Wednesday, January 10, 2007

Punctuated Equilibrium

Without necessarily endorsing a book I haven't read -- but want to -- I found this interview with Chris Hedges about his upcoming book American Fascists fascinating, especially this bit:
People have a very hard time believing the status quo of their existence, or the world around them, can ever change. There's a kind of psychological inability to accept how fragile open societies are. When I was in Pristina, the capital of Kosovo, at the start of the war, I would meet with incredibly well-educated, multilingual Kosovar Albanian friends in the cafes. I would tell them that in the countryside there were armed groups of the Kosovo Liberation Army, who I'd met, and they would insist that the Kosovo Liberation Army didn't exist, that it was just a creation of the Serb police to justify repression.

You saw the same thing in the cafe society in Sarajevo on the eve of the war in Bosnia. Radovan Karadzic or even Milosevic were buffoonish figures to most Yugoslavs, and were therefore, especially among the educated elite, never taken seriously. There was a kind of blindness caused by their intellectual snobbery, their inability to understand what was happening. I think we have the same experience here. Those of us in New York, Boston, San Francisco or some of these urban pockets don't understand how radically changed our country is, don't understand the appeal of these buffoonish figures to tens of millions of Americans.
People forget that places like Lebanon, Argentina, or even Yugoslavia were once places of peace, order, and stability -- even prosperity, of a sort.
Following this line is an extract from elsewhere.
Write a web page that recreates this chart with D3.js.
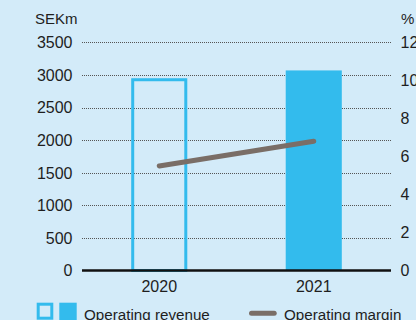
<!DOCTYPE html>
<html><head><meta charset="utf-8">
<script src="https://cdn.jsdelivr.net/npm/d3@7"></script>
<style>
html,body{margin:0;padding:0;background:#d3ebf9;}
svg{display:block;}
text{font-family:"Liberation Sans",Arial,sans-serif;fill:#1e1e1e;}
</style></head>
<body><svg id="c" width="416" height="320"></svg>
<script>
const categories = ["2020", "2021"];
const revenue = [2950, 3070];
const margin = [5.5, 6.8];
const leftTicks = [0, 500, 1000, 1500, 2000, 2500, 3000, 3500];
const rightTicks = [0, 2, 4, 6, 8, 10, 12];
const leftUnit = "SEKm";
const rightUnit = "%";
const legendLabels = ["Operating revenue", "Operating margin"];

const barColor = "#33bbed";
const lineColor = "#7a6e67";
const x0 = 82, x1 = 391, yBase = 270.5, yTop = 42.4;

const svg = d3.select("#c");
svg.append("rect").attr("width", 416).attr("height", 320).attr("fill", "#d3ebf9");

const x = d3.scaleBand().domain(categories).range([x0, x1]).paddingInner(0.637).paddingOuter(0.3185);
const yL = d3.scaleLinear().domain([0, 3500]).range([yBase, yTop]);
const yR = d3.scaleLinear().domain([0, 12]).range([yBase, yTop]);

// gridlines
svg.append("g").selectAll("line").data(leftTicks.filter(d => d > 0)).join("line")
  .attr("x1", x0).attr("x2", x1)
  .attr("y1", d => Math.round(yL(d)) + 0.5).attr("y2", d => Math.round(yL(d)) + 0.5)
  .attr("stroke", "#555").attr("stroke-width", 1).attr("stroke-dasharray", "1,1");

// bars
const bw = x.bandwidth();
svg.append("g").selectAll("rect").data(categories).join("rect")
  .attr("x", (d, i) => i === 0 ? x(d) + 1.5 : x(d))
  .attr("width", (d, i) => i === 0 ? bw - 3 : bw)
  .attr("y", (d, i) => i === 0 ? yL(revenue[i]) + 1.5 : yL(revenue[i]))
  .attr("height", (d, i) => i === 0 ? yBase - yL(revenue[i]) - 1.5 : yBase - yL(revenue[i]))
  .attr("fill", (d, i) => i === 0 ? "none" : barColor)
  .attr("stroke", (d, i) => i === 0 ? barColor : "none")
  .attr("stroke-width", 3);

// line
const line = d3.line().x((d, i) => x(categories[i]) + bw / 2).y(d => yR(d));
svg.append("path").datum(margin).attr("d", line)
  .attr("fill", "none").attr("stroke", lineColor).attr("stroke-width", 5).attr("stroke-linecap", "round");

// baseline
svg.append("line").attr("x1", x0).attr("x2", x1).attr("y1", yBase).attr("y2", yBase)
  .attr("stroke", "#111").attr("stroke-width", 2.7);

// left axis labels
svg.append("g").selectAll("text").data(leftTicks).join("text")
  .attr("x", 72.5).attr("y", d => yL(d) + 5.8).attr("text-anchor", "end")
  .attr("font-size", 16).text(d => d);
svg.append("text").attr("x", 35).attr("y", 24).attr("font-size", 15).text(leftUnit);

// right axis labels
svg.append("g").selectAll("text").data(rightTicks).join("text")
  .attr("x", 400.5).attr("y", d => yR(d) + 5.8).attr("text-anchor", "start")
  .attr("font-size", 16).text(d => d);
svg.append("text").attr("x", 401).attr("y", 24).attr("font-size", 15).text(rightUnit);

// x labels
svg.append("g").selectAll("text").data(categories).join("text")
  .attr("x", d => x(d) + bw / 2).attr("y", 291.5).attr("text-anchor", "middle")
  .attr("font-size", 16).text(d => d);

// legend
svg.append("rect").attr("x", 38.2).attr("y", 304.2).attr("width", 13.6).attr("height", 14)
  .attr("fill", "none").attr("stroke", barColor).attr("stroke-width", 3);
svg.append("rect").attr("x", 59.3).attr("y", 302.7).attr("width", 17.4).attr("height", 17.4).attr("fill", barColor);
svg.append("text").attr("x", 84).attr("y", 319.8).attr("font-size", 15.2).text(legendLabels[0]);
svg.append("line").attr("x1", 251.5).attr("x2", 274.2).attr("y1", 313.3).attr("y2", 313.3)
  .attr("stroke", lineColor).attr("stroke-width", 5).attr("stroke-linecap", "round");
svg.append("text").attr("x", 284).attr("y", 319.8).attr("font-size", 15.2).text(legendLabels[1]);
</script></body></html>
But democratic societies aren't that hard to break, provided that you don't pay attention to what your leaders are saying.
I think the vast majority of followers have no idea. There's an earnestness to many of the believers. I had the same experience you did -- I went in there prepared to really dislike these people and most of them just broke my heart. They're well meaning. Unfortunately, they're being manipulated and herded into a movement that's extremely dangerous. If these extreme elements actually manage to achieve power, they will horrify [their followers] in many ways. But that's true with all revolutionary movements.

The core of this movement is tiny, but you only need a tiny, disciplined, well-funded and well-organized group, and then you count on the sympathy of 80 million to 100 million evangelicals. And that's enough.
As repellent as it is to believe, most Nazis -- even early members, in some cases, but certainly later on -- were decent enough people. They believed Hitler had a good plan for Germany, and convinced themselves that he didn't really mean what he said sometimes. Most of all, Hitler delivered early on, with stability and then better living standards.

It's why I'm regularly horrified when people say about any leader "well he just says that because X", where X is "the media", "his base", etc.